Relational Theory – Need to Repeat a Table in Joins?

relational-theory

First, I'm just asking about inner joins. And, I'm thinking self joins or reflexive joins through a join table are special cases which depend on how the data is structured (e.g. city – state – country, child – parent – grandparent).

But for the rest of joining tables there's no need to repeat a table in any given "chain"?

(What I mean by "chain":

               __companies -- locations AS L1 -- N Joined Tables -- locations AS L2
SELECT people |
               __schools -- locations AS L3

So, as best I can figure there is a necessary duplication of L1 and L3 since they're unconnected searches. But any conditions on a search of L2 could be placed on a search of L1.

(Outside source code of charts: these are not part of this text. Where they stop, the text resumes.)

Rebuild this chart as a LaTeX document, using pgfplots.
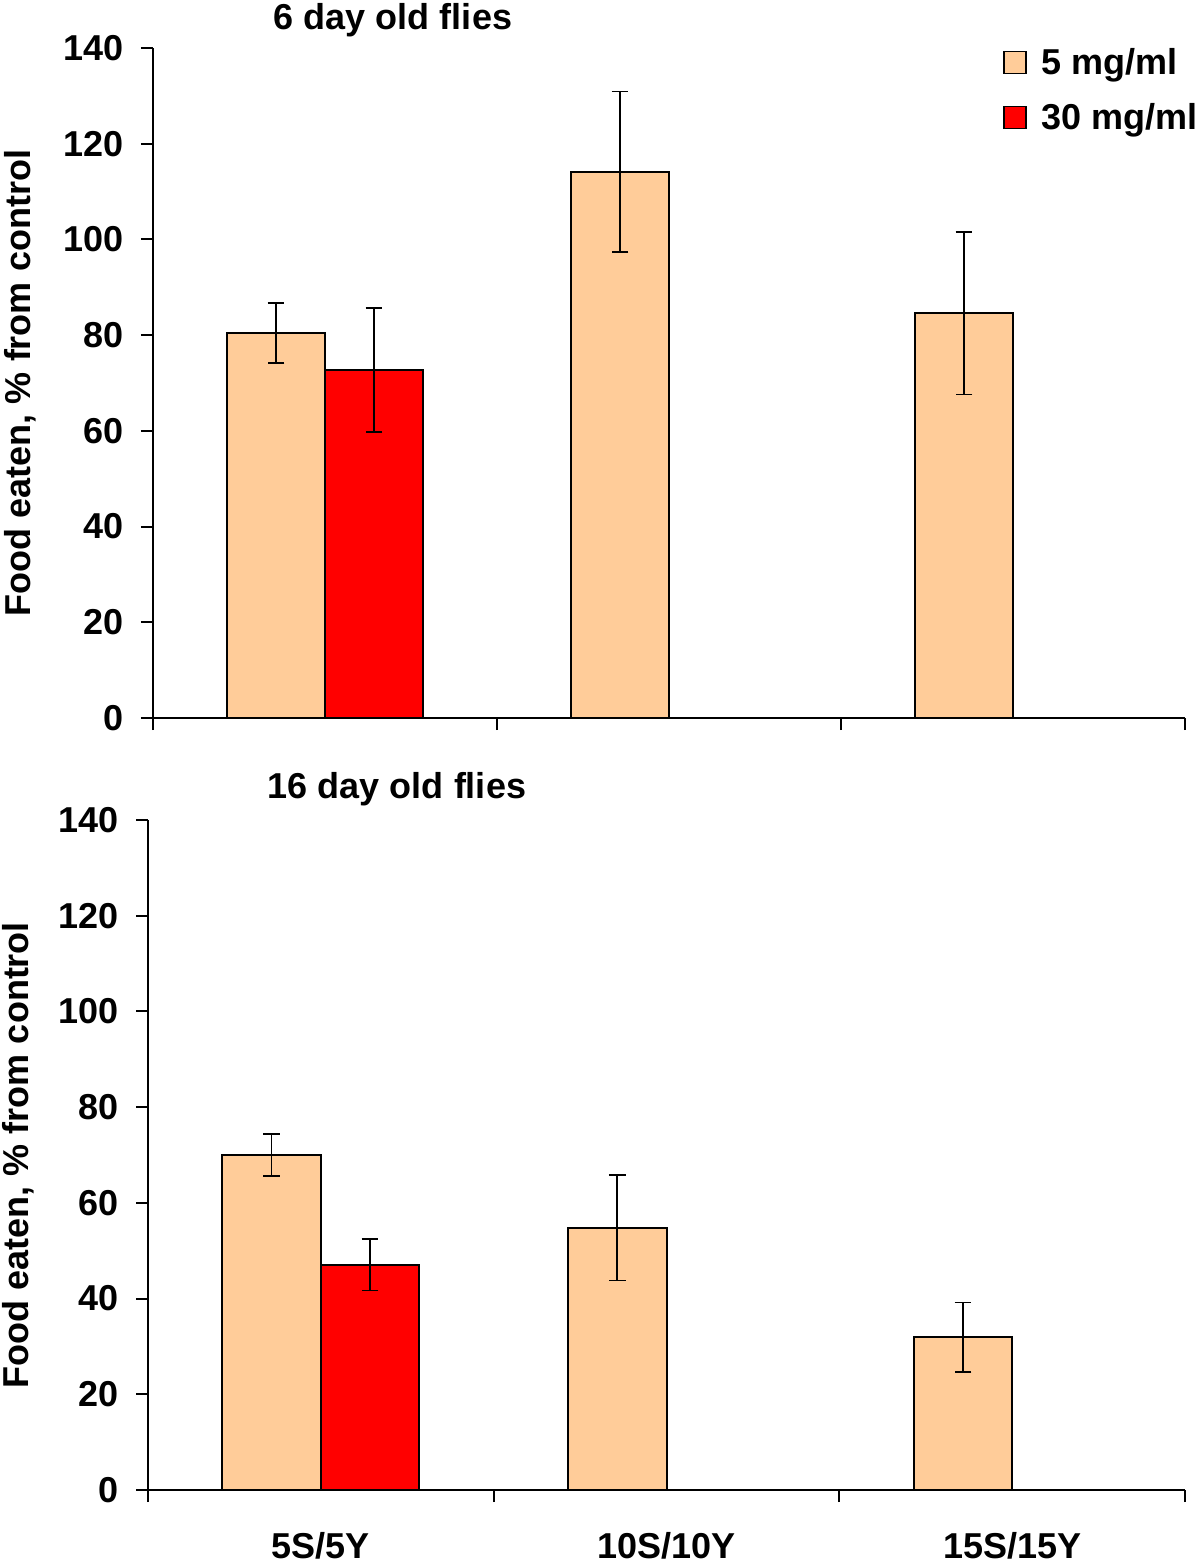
\documentclass[border=0pt]{standalone}
\usepackage{pgfplots}
\pgfplotsset{compat=1.18}
\usepackage{pgfplotstable}
\usepackage{fontspec}
\setmainfont{Liberation Sans}
\definecolor{peach}{HTML}{FFCC99}
\definecolor{myred}{HTML}{FF0000}

% groups at 0,1,2; 5 mg/ml bars left of centre, 30 mg/ml right of centre
\pgfplotstableread{
x y err
-0.1425 80.4 6.3
0.8575 114.1 16.8
1.8575 84.6 17.0
}\topfive
\pgfplotstableread{
x y err
0.1425 72.7 12.9
}\topthirty
\pgfplotstableread{
x y err
-0.1425 70.0 4.4
0.8575 54.8 11.0
1.8575 31.9 7.3
}\botfive
\pgfplotstableread{
x y err
0.1425 47.1 5.4
}\botthirty

\newcommand{\bigf}{\fontsize{18}{21}\selectfont\bfseries}

\pgfplotsset{
  common/.style={
    scale only axis,
    height=335pt,
    xmin=-0.5, xmax=2.5,
    ymin=0, ymax=140,
    ytick={0,20,...,140},
    xtick={-0.5,0.5,1.5,2.5},
    xticklabels={},
    axis x line=bottom,
    axis y line=left,
    axis line style={-, line width=1pt},
    every tick/.style={black, line width=1pt},
    tick align=outside,
    major tick length=6pt,
    /pgf/number format/assume math mode=true,
    tick label style={font=\bigf},
    yticklabel style={xshift=-5pt},
    label style={font=\bigf},
    ylabel={Food eaten, \% from control},
    clip=false,
    error bars/error bar style={line width=0.9pt, black},
    error bars/error mark options={rotate=90, mark size=4.2pt, line width=0.9pt, black},
  },
  barstyle/.style={ybar, bar width=0.285, bar shift=0pt, draw=black, line width=1pt},
}

\begin{document}
\begin{tikzpicture}
\useasboundingbox (0,0) rectangle (600pt,-783.5pt);

\begin{axis}[common,
  at={(76.5pt,-359pt)}, anchor=south west,
  width=516pt,
  ylabel style={at={(axis description cs:-0.129,0.5)}, anchor=center},
  legend style={draw=none, fill=none, at={(1.022,1.0125)}, anchor=north east,
    font=\bigf, row sep=9pt, legend cell align=left},
  legend image code/.code={\draw[#1, draw=black, line width=0.8pt] (0pt,-5.5pt) rectangle (11pt,5.5pt);
    \path (16pt,0pt);},
]
\addplot[barstyle, fill=peach,
  error bars/.cd, y dir=both, y explicit] table[x=x, y=y, y error=err] {\topfive};
\addlegendentry{5 mg/ml}
\addplot[barstyle, fill=myred,
  error bars/.cd, y dir=both, y explicit] table[x=x, y=y, y error=err] {\topthirty};
\addlegendentry{30 mg/ml}
\end{axis}
\node[font=\bigf] at (196.5pt,-10pt) {6 day old flies};

\begin{axis}[common,
  at={(74pt,-745pt)}, anchor=south west,
  width=518.5pt,
  ylabel style={at={(axis description cs:-0.125,0.5)}, anchor=center},
  extra x ticks={0,1,2},
  extra x tick labels={5S/5Y,10S/10Y,15S/15Y},
  extra x tick style={major tick length=0pt, xticklabel style={yshift=-17.5pt}},
]
\addplot[barstyle, fill=peach,
  error bars/.cd, y dir=both, y explicit] table[x=x, y=y, y error=err] {\botfive};
\addplot[barstyle, fill=myred,
  error bars/.cd, y dir=both, y explicit] table[x=x, y=y, y error=err] {\botthirty};
\end{axis}
\node[font=\bigf] at (198.5pt,-394.5pt) {16 day old flies};
\end{tikzpicture}
\end{document}
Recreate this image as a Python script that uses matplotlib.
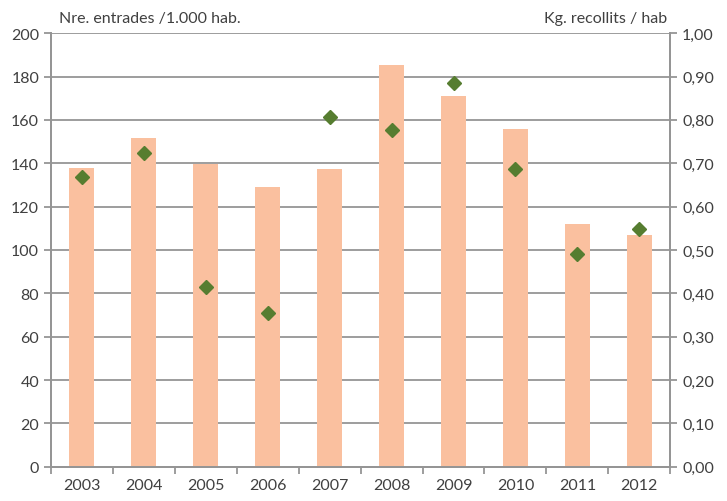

Is this universally true? Is this generally true?

Best Answer

Dependent on context (chain) addressing to the same table can mean different sets of rows. So you have to point them by two different aliases to avoid ambiguity.

Let's imagine we want to build the list of customers and their suppliers both with cities where they reside:

SELECT w.name AS customer,
       s.city AS c_city,
       z.name AS supplier,
       r.city AS s_city
  FROM customers      AS w
  LEFT JOIN suppliers AS z ON z.id = w.supplier_id
  LEFT JOIN cities    AS s ON s.id = w.city_id
  LEFT JOIN cities    AS r ON r.id = z.city_id
ORDER BY w.name ASC;

Here same table is joined twice because each join performed on it's own condition and produce different resulting city names - one for customer and one for supplier. And there is no way to achieve the desired result without joining the same table twice.

P.S.

Let's imagine we have the list of cities visited by tourist:

-------------------------------------
| ID | DATE | CITY_ID | PREVIOUS_ID |
-------------------------------------

Here PREVIOUS_ID is the reference to the row in the same table and it mean " the city tourist come from". And now we want to build the route containing last four visited cities to the some point:

SELECT * 
   FROM visited      AS w
   JOIN cities       AS z ON z.id = w.city_id
   LEFT JOIN visited AS r ON r.id = w.previous_id
   LEFT JOIN cities  AS s ON s.id = r.city_id
   LEFT JOIN visited AS q ON q.id = r.previous_id
   LEFT JOIN cities  AS d ON d.id = q.city_id
   LEFT JOIN visited AS x ON x.id = q.previous_id
   LEFT JOIN cities  AS f ON f.id = x.city_id
 WHERE w.id = 12345; -- last position

As you can see we can easely join again and again the same tables.